Shares of the Columbia, Md., company at last check were 6.6% higher at $68.45.
Under terms of the transaction, Standard Industries Holdings will pay $70 cash for each W.R. Grace share.
That's a premium of about 59% over Grace’s closing price of $44.05 on Nov. 6, the last trading day before 40 North’s initial proposal to acquire the company was disclosed, on Nov. 9.
40 North is an investment business of Standard Industries that is focused on public entities, according to the company's website.
W.R. Grace had shot down 40 North's $4 billion takeover offer, saying it “undervalues the company and is not a basis for further discussion.”
In January, Grace said it was willing to discuss a possible sale to 40 North after the New York company increased its unsolicited offer.
Earlier this month, 40 North sweetened its offer to $70 a share from $65, according to Reuters.
40 North, which holds 14.9% of Grace, has agreed to vote its shares in favor of the transaction.
Grace will suspend payment of a dividend.

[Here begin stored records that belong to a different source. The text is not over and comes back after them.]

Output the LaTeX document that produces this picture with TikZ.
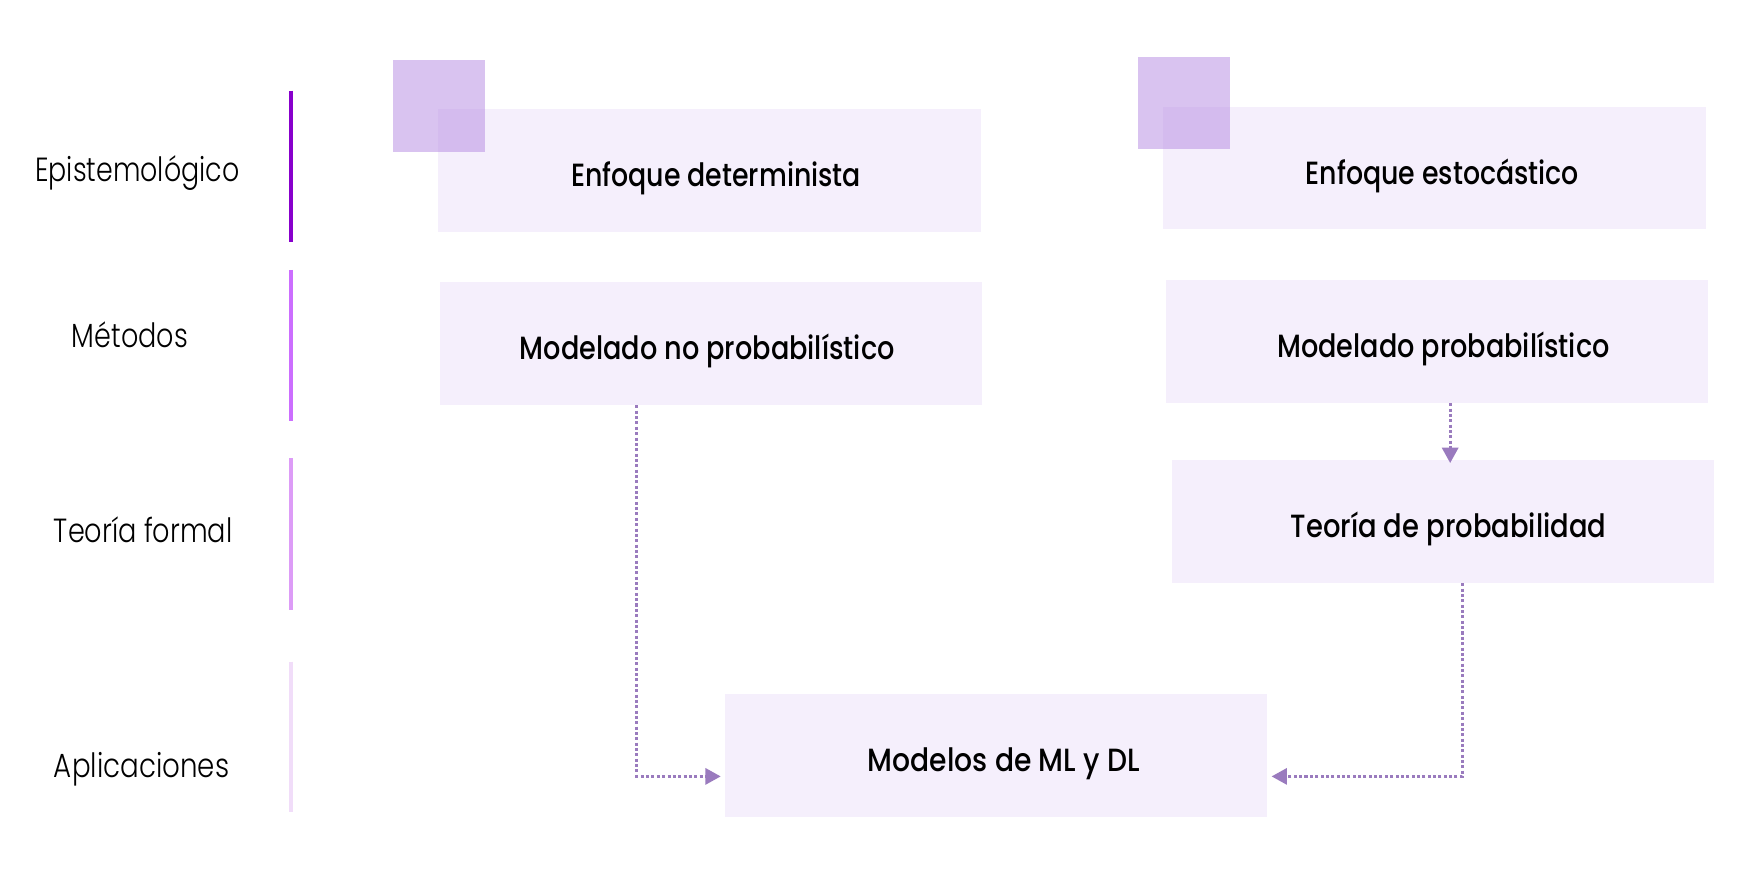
\documentclass[tikz,border=0pt]{standalone}
\usepackage{fontspec}
\setmainfont{Poppins}
\IfFontExistsTF{Poppins Light}{\newfontfamily\labfont{Poppins Light}}{\newfontfamily\labfont{Poppins}}
\IfFontExistsTF{Poppins Medium}{\newfontfamily\boxfont{Poppins Medium}}{\newfontfamily\boxfont{Poppins}[FakeBold=0.6]}
\usepackage{graphicx}
\usetikzlibrary{arrows.meta,calc}
\definecolor{barA}{HTML}{8800CC}
\definecolor{barB}{HTML}{CC6EFF}
\definecolor{barC}{HTML}{DD9CF7}
\definecolor{barD}{HTML}{F1DDF9}
\definecolor{sqcol}{HTML}{D9C3F0}
\definecolor{dotcol}{HTML}{B48AE8}
\definecolor{arrcol}{HTML}{9A7BBE}
\newsavebox\fitbox
\newcommand\fitw[2]{\sbox\fitbox{#2}\pgfmathsetmacro\fitsx{#1/\the\wd\fitbox}\scalebox{\fitsx}[1]{\usebox\fitbox}}
\begin{document}
\begin{tikzpicture}[x=0.5pt,y=-0.5pt,
  box/.style={fill=dotcol, fill opacity=0.13, text opacity=1, minimum width=243pt, minimum height=55pt, inner sep=0pt, text height=14.5pt, text depth=0pt, font=\boxfont\fontsize{14.4}{17}\selectfont},
  sq/.style={fill=sqcol, minimum size=41.25pt, inner sep=0pt},
  lab/.style={anchor=base west, inner sep=0pt, font=\labfont\fontsize{15}{18}\selectfont},
  bar/.style={line width=1.8pt},
  conn/.style={draw=arrcol, line width=1.35pt, dash pattern=on 1.35pt off 1.05pt, -{Triangle[length=6.9pt,width=7.2pt]}, shorten >=1.75pt}
]
\fill[white] (0,0) rectangle (1567,796.9);
\useasboundingbox (0,0) rectangle (1567,796.9);
% side bars
\draw[bar, barA] (260.6,81.2) -- (260.6,216.9);
\draw[bar, barB] (260.6,241.9) -- (260.6,377.5);
\draw[bar, barC] (260.6,411) -- (260.6,547);
\draw[bar, barD] (260.6,593) -- (260.6,728);
% left labels
\node[lab] (l1) at (31.2,163) {\fitw{91.5pt}{Epistemológico}};
\node[lab] (l2) at (64,311.5) {\fitw{52pt}{Métodos}};
\node[lab] (l3) at (48,486) {\fitw{80pt}{Teoría formal}};
\node[lab] (l4) at (48,697) {\fitw{78.5pt}{Aplicaciones}};
% squares
\node[sq] (s1) at (393.75,94.9) {};
\node[sq] (s2) at (1061.5,92) {};
% boxes
\node[box] (b1) at (636,153) {\kern6pt\fitw{130pt}{Enfoque determinista}};
\node[box] (b2) at (1286,150.5) {\kern7pt\fitw{122.5pt}{Enfoque estocástico}};
\node[box] (b3) at (637,308) {\fitw{168pt}{Modelado no probabilístico}\kern3pt};
\node[box] (b4) at (1288,306) {\kern6pt\fitw{149pt}{Modelado probabilístico}};
\node[box] (b5) at (1293.5,467.5) {\kern5pt\fitw{141.5pt}{Teoría de probabilidad}};
\node[box] (b6) at (893,677) {\kern7pt\fitw{122pt}{Modelos de ML y DL}};
% connectors
\coordinate (a1x) at (571,0);
\coordinate (a2x) at (1300,0);
\coordinate (a3x) at (1311,0);
\draw[conn] (b3.south -| a1x) |- ($(b6.west)+(0,19)$);
\draw[conn, shorten >=-1.5pt] (b4.south -| a2x) -- (b5.north -| a2x);
\draw[conn] (b5.south -| a3x) |- ($(b6.east)+(0,19)$);
\end{tikzpicture}
\end{document}
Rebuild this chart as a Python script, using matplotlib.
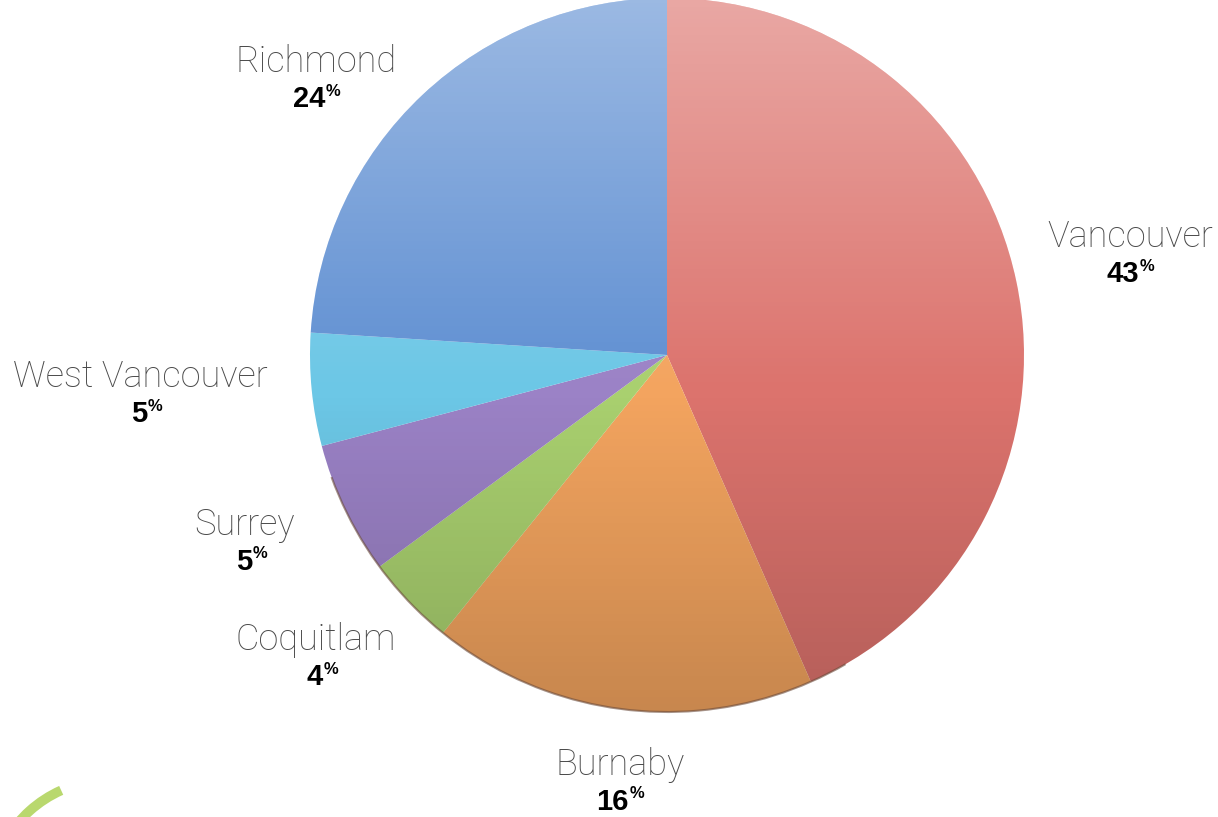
import matplotlib.pyplot as plt
import numpy as np
from matplotlib.patches import Circle, Arc

# slice sizes (degrees of arc -> share), and the printed labels
cities = ["Vancouver", "Burnaby", "Coquitlam", "Surrey", "West Vancouver", "Richmond"]
shares = [43.4, 17.4, 4.1, 6.0, 5.1, 24.0]
printed_pct = ["43", "16", "4", "5", "5", "24"]
colors = ["#dc736d", "#f3a45f", "#a9d06f", "#9b82c6", "#6cc7e6", "#5f8fd2"]

W, H = 1218, 817
fig = plt.figure(figsize=(W / 100, H / 100), dpi=100)
ax = fig.add_axes([0, 0, 1, 1])

cx, cy, r = 667, H - 355, 357

wedges, _ = ax.pie(shares, colors=colors, startangle=90, counterclock=False,
                   center=(cx, cy), radius=r, frame=True,
                   wedgeprops=dict(linewidth=0))
ax.set_xlim(0, W)
ax.set_ylim(0, H)
ax.set_aspect("equal")
ax.axis("off")

# soft vertical shading: lighter top, a bit darker at the bottom
n = 256
t = np.linspace(0, 1, n)  # 0 = top
light = np.clip(0.38 * (1 - t / 0.55), 0, None)
dark = np.clip(0.18 * (t - 0.55) / 0.45, 0, None)
shade = np.zeros((n, 1, 4))
shade[:, 0, :3] = np.where(light > 0, 1.0, 0.0)[:, None]
shade[:, 0, 3] = light + dark
img = ax.imshow(shade, extent=(cx - r, cx + r, cy - r, cy + r), aspect="auto",
                zorder=3, interpolation="bilinear")
img.set_clip_path(Circle((cx, cy), r, transform=ax.transData))

# thin darker rim along the lower edge
ax.add_patch(Arc((cx, cy), 2 * r, 2 * r, theta1=200, theta2=300,
                 color="#6a4a3a", lw=1.5, alpha=0.6, zorder=4))

# labels: (name centre x, name centre y) in pixel coordinates of the picture
label_pos = [(1130, 237), (620, 765), (316, 640), (245, 525), (140, 377), (316, 62)]
name_font = dict(family=["Roboto", "DejaVu Sans"], fontweight="light", fontsize=26, color="#4a4a4a")
pct_font = dict(family=["Liberation Sans", "DejaVu Sans"], fontweight="bold", color="black")

for city, pct, (lx, ly) in zip(cities, printed_pct, label_pos):
    y = H - ly
    ax.text(lx, y, city, ha="center", va="center", **name_font)
    off = 9 if len(pct) == 2 else 7
    ax.text(lx + off, y - 37, pct, ha="right", va="center", fontsize=21, **pct_font)
    ax.text(lx + off + 1, y - 29, "%", ha="left", va="center", fontsize=12, **pct_font)

# decorative green arc at the bottom left
ax.add_patch(Arc((110, H - 900), 240, 240, theta1=114, theta2=150,
                 color="#b9d86e", lw=7, zorder=1))

fig.savefig("out.png", dpi=100)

The company will report its first-quarter earnings results on May 6 but will not be hosting an earnings conference call.
The deal is expected to close in the fourth quarter, subject to conditions including regulatory clearances and a vote of W.R. Grace shareholders.
Grace will operate as a standalone company within the portfolio of Standard Industries Holdings, which includes GAF, BMI Group, Schiedel, Siplast, SGI and GAF Energy.
“We are confident that our agreement with Standard Industries Holdings is the best path forward for Grace and our shareholders,” Hudson La Force, Grace’s President and CEO said in a statement.
The company has been the subject of takeover speculation for several years.